Ritual vunja ada mpae diawali dengan pembicaraan antara para tetua desa dengan orang-orang yang berwenang merancang segala kegiatan seputar pertanian, dikenal dengan nama tina ngata. Orang-orang yang tergabung dalam tina ngata adalah mereka yang memiliki pengetahuan tentang ilmu perbintangan, sehingga bisa menjadi pedoman dalam memutuskan berbagai hal yang berkaitan dengan pertanian, pengolahan ladang, dan sawah.
Vunja ada mpae adalah ritual adat untuk mengucap rasa syukur atas panen yang berlimpah.

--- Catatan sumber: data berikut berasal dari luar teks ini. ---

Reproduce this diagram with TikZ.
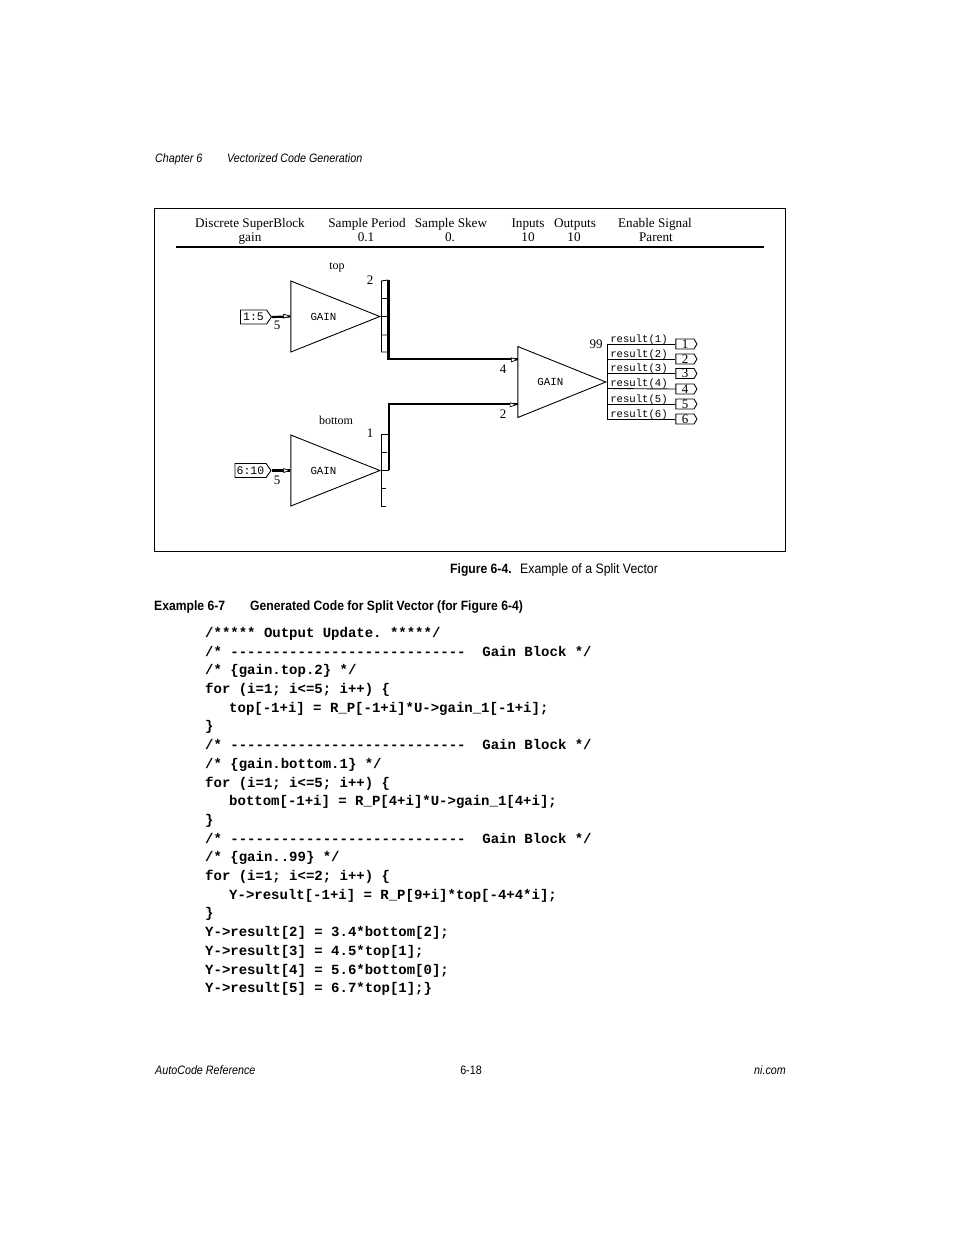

Hasil perbincangan para tetua adat dengan tina ngata kemudian disebarkan kepada masyarakat desa. Setelah berita akan dilaksanakannya perayaan vunja ada mpae menyebar di masyarakat, kemudian para tetua adat dan tina ngata bertemu kembali untuk menentukan hari dilaksanakannya perayaan tersebut.
Setelah hari perayaan sudah ditentukan, dilaksanakanlah maeko. Maeko adalah acara mengundang masyarakat desa tetangga untuk turut serta dalam perayaan vunja ada mpae. Maeko merupakan salah satu implementasi dari nilai hintuvu yang diajarkan oleh para leluhur Desa Toro dalam kehidupan bermasyarakat.
Perayaan vunja ada mpae pada umumnya dilaksanakan di tanah lapang. Di bagian tengah tanah lapang tersebut, dibuat bangunan adat yang disebut lobo. Lobo adalah bambu-bambu yang dibentuk sedemikian rupa untuk meletakkan berbagai hasil panen desa.
Pada perayaan ini, masyarakat desa bergembira menikmati hidangan yang telah tersedia, berupa kue-kue dan hasil kebun. Perayaan vunja ada mpae juga menjadi sarana bagi masyarakat untuk berbaur dengan para tetua adat – yang mengenakan pakaian yang terbuat dari kulit kayu yang disebut mbesa.
Pada tahap selanjutnya, tetua adat akan memimpin doa sebagai perwujudan rasa syukur atas panen yang melimpah. Disusul dengan tabuhan giam (gendang) yang dilanjutkan dengan kemunculan para penari raego. Tari raego merupakan tari sakral yang hanya dipentaskan saat perayaan vunja ada mpae. Tari ini diiringi musik yang bersumber dari tabuhan gendang dan instrumen gitar. Di sela-sela musik, terdapat syair-syair yang isinya mengandung ucapan syukur dan kegembiraan.
Perayaan hasil panen merupakan representasi dari kearifan lokal masyarakat Desa Toro terhadap alam dan sesama manusia.
Vunja ada mpae merupakan upacara adat yang lekat hubungannya dengan ciri masyarakat Nusantara yang agraris. Perayaan hasil panen tersebut merupakan representasi dari kearifan lokal masyarakat Desa Toro terhadap alam dan sesama manusia. Selain itu, juga sebagai ucapan rasa syukur kepada Tuhan atas hasil panen yang melimpah.